With the help of nine children, especially the six boys, the Basketts built the mill and started doing business in 1929.

“After he opened the mill, it just kept growing and then things got better,” said Steve Baskett Jr., who ran the mill with his wife and Turosik, his sister, from 1985 to 1992. “I used to kiss people’s shoes in order to get business when I had it.

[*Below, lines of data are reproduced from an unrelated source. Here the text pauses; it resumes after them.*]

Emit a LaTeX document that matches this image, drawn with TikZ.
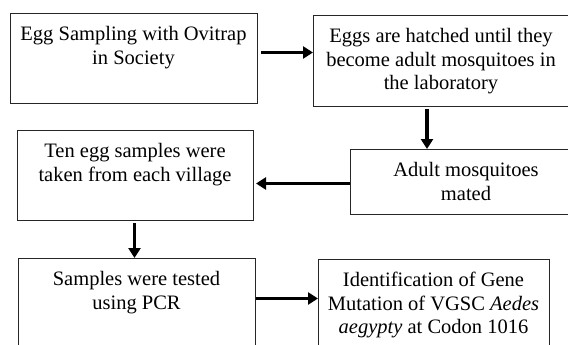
\documentclass[tikz,border=0pt]{standalone}
\usepackage{fontspec}
\setmainfont{Liberation Serif}
\usetikzlibrary{arrows.meta,calc}
\begin{document}
\begin{tikzpicture}[x=1pt,y=-1pt,
  box/.style={draw=black!85, line width=1pt, inner sep=0pt, anchor=north west},
  txt/.style={align=center, inner sep=0pt, anchor=north, font=\fontsize{20.5}{23.6}\selectfont},
  arr/.style={line width=3.5pt, -{Triangle[length=10pt,width=12pt]}}]
\useasboundingbox (0,0) rectangle (568,345);
% boxes
\node[box, minimum width=247pt, minimum height=90pt] (b1) at (10,13) {};
\node[box, minimum width=262pt, minimum height=91pt] (b2) at (313,15) {};
\node[box, minimum width=240pt, minimum height=65pt] (b3) at (350,149) {};
\node[box, minimum width=236pt, minimum height=90pt] (b4) at (17,130) {};
\node[box, minimum width=237pt, minimum height=100pt] (b5) at (18,258) {};
\node[box, minimum width=231pt, minimum height=100pt] (b6) at (318,259) {};
% texts
\node[txt] (t1) at (133.5,26) {Egg Sampling with Ovitrap\\in Society};
\node[txt] (t2) at (441,28) {Eggs are hatched until they\\become adult mosquitoes in\\the laboratory};
\node[txt] (t3) at (466,162) {Adult mosquitoes\\mated};
\node[txt] (t4) at (135,143) {Ten egg samples were\\taken from each village};
\node[txt] (t5) at (136.5,271) {Samples were tested\\using PCR};
\node[txt] (t6) at (433.5,272) {Identification of Gene\\Mutation of VGSC \textit{Aedes}\\\textit{aegypty} at Codon 1016};
% arrows
\draw[arr] ($(b1.east)+(3,-6)$) coordinate (a1) -- (a1 -| b2.west);
\draw[arr] ($(b2.south west)+(114,2)$) coordinate (a2) -- (a2 |- b3.north);
\draw[arr] ($(b3.west)+(0,1.5)$) coordinate (a3) -- ($(a3 -| b4.east)+(2,0)$);
\draw[arr] ($(b4.south)+(-1,2)$) coordinate (a4) -- (a4 |- b5.north);
\draw[arr] ($(b5.east)+(0,-10)$) coordinate (a5) -- (a5 -| b6.west);
\end{tikzpicture}
\end{document}
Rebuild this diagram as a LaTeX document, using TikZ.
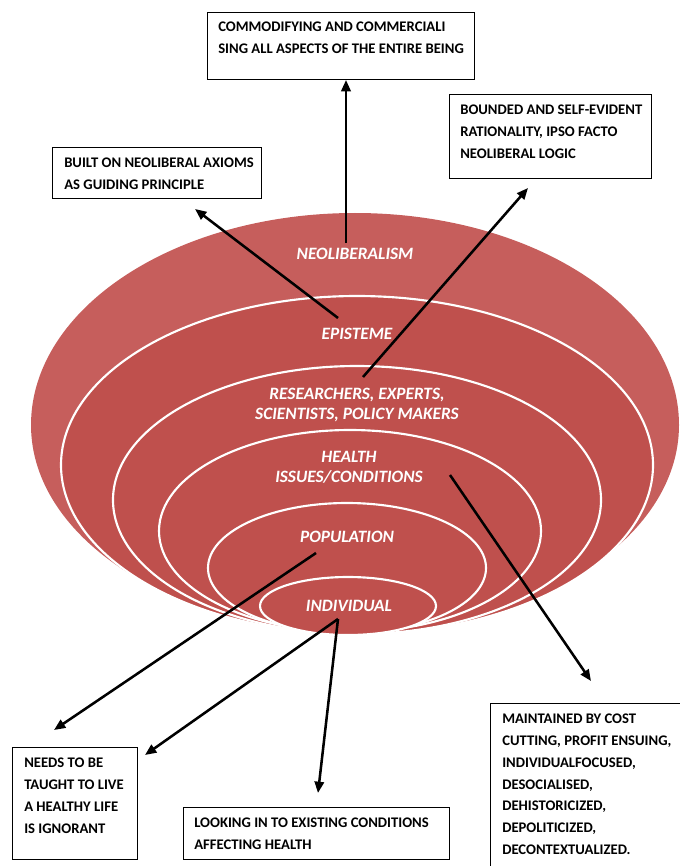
\documentclass[tikz,border=0pt]{standalone}
\usepackage{fontspec}
\setmainfont{Carlito}
\usetikzlibrary{arrows.meta}
\definecolor{outerred}{RGB}{198,94,92}
\definecolor{innerred}{RGB}{191,80,77}
\begin{document}
\begin{tikzpicture}[x=0.75pt,y=-0.75pt,
  infobox/.style={draw=black, line width=0.7pt, fill=white, inner sep=0pt, anchor=north west},
  boxtext/.style={font=\bfseries\fontsize{11}{16.3}\selectfont, align=left, anchor=north west, inner sep=0pt},
  ring/.style={fill=innerred, draw=white, line width=1.6pt},
  lbl/.style={font=\bfseries\itshape\fontsize{13}{15}\selectfont, text=white, align=center, inner sep=0pt},
  arr/.style={-{Triangle[length=8.5pt,width=7pt]}, line width=1.9pt, black}
]
\useasboundingbox (0,0) rectangle (680,866);
% outer shape: elliptical top, slightly slimmer bottom
\fill[outerred] (31,425) arc[start angle=180, end angle=360, x radius=324, y radius=212]
  arc[start angle=0, end angle=180, x radius=324, y radius=207] -- cycle;
% nested ellipses
\draw[ring] (357,465) ellipse [x radius=296, y radius=169];
\draw[ring] (357,500) ellipse [x radius=244, y radius=134];
\draw[ring] (350,531) ellipse [x radius=191, y radius=101];
\draw[ring] (347,568) ellipse [x radius=139, y radius=65];
\draw[ring] (348,606) ellipse [x radius=88, y radius=29];
% labels
\node[lbl] (neo) at (355,254) {NEOLIBERALISM};
\node[lbl] (epi) at (357,334) {EPISTEME};
\node[lbl] (res) at (357,405) {RESEARCHERS, EXPERTS,\\SCIENTISTS, POLICY MAKERS};
\node[lbl] (hea) at (349,467) {HEALTH\\ISSUES/CONDITIONS};
\node[lbl] (pop) at (347,537) {POPULATION};
\node[lbl] (ind) at (349,606) {INDIVIDUAL};
% boxes
\node[infobox, minimum width=267*0.75pt, minimum height=67*0.75pt] (topbox) at (207,12) {};
\node[boxtext] (toptext) at (218,22) {COMMODIFYING AND COMMERCIALI\\SING ALL ASPECTS OF THE ENTIRE BEING};
\node[infobox, minimum width=209*0.75pt, minimum height=51*0.75pt] (builtbox) at (52,147) {};
\node[boxtext] (builttext) at (64,158) {BUILT ON NEOLIBERAL AXIOMS\\AS GUIDING PRINCIPLE};
\node[infobox, minimum width=202*0.75pt, minimum height=84*0.75pt] (boundbox) at (449,94) {};
\node[boxtext] (boundtext) at (460,105) {BOUNDED AND SELF-EVIDENT\\RATIONALITY, IPSO FACTO\\NEOLIBERAL LOGIC};
\node[infobox, minimum width=125*0.75pt, minimum height=112*0.75pt] (needbox) at (12,747) {};
\node[boxtext] (needtext) at (24,758) {NEEDS TO BE\\TAUGHT TO LIVE\\A HEALTHY LIFE\\IS IGNORANT};
\node[infobox, minimum width=266*0.75pt, minimum height=52*0.75pt] (lookbox) at (183,807) {};
\node[boxtext] (looktext) at (194,818) {LOOKING IN TO EXISTING CONDITIONS\\AFFECTING HEALTH};
\node[infobox, minimum width=210*0.75pt, minimum height=180*0.75pt] (maintbox) at (490,703) {};
\node[boxtext] (mainttext) at (502,714) {MAINTAINED BY COST\\CUTTING, PROFIT ENSUING,\\INDIVIDUALFOCUSED,\\DESOCIALISED,\\DEHISTORICIZED,\\DEPOLITICIZED,\\DECONTEXTUALIZED.};
% arrow anchors
\coordinate (s1) at (346,243);
\coordinate (s2) at (338,318);
\coordinate (t2) at (195,209);
\coordinate (s3) at (363,377);
\coordinate (t3) at (528,188);
\coordinate (s4) at (450,475);
\coordinate (t4) at (591,681);
\coordinate (s5) at (316,553);
\coordinate (t5) at (54,730);
\coordinate (s6) at (338,619);
\coordinate (t6) at (145,755);
\coordinate (t7) at (318,793);
\draw[arr] (s1) -- (s1 |- topbox.south);
\draw[arr] (s2) -- (t2);
\draw[arr] (s3) -- (t3);
\draw[arr] (s4) -- (t4);
\draw[arr] (s5) -- (t5);
\draw[arr] (s6) -- (t6);
\draw[arr] (s6) -- (t7);
\end{tikzpicture}
\end{document}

You’ve got to want to do it.”

Baskett, along with his eight siblings and eventually most of their children and grandchildren, devoted his working years to the mill, not counting the two years he served in World War II with his brother.

“The mill was sort of the centerpiece of the Midland community in terms of its economic engine,” said Pierce County Councilwoman Barbara Gelman, whose district includes Midland.

She said she is working with the newly formed Business Administration of Midland to rebuild commerce in the community, which has sloped from its 1940s height to, in many cases, mere shells of the businesses that once boomed along Portland Avenue.

Cindy Beckett, a founding member of the new business group, said she and other active Midland residents are “gung ho” about revitalizing the community.

“It’s really just recovering what we used to have here,” Beckett said. “When you look at that, we were a thriving shopping district and now we look like a Detroit slum. That tells you something.”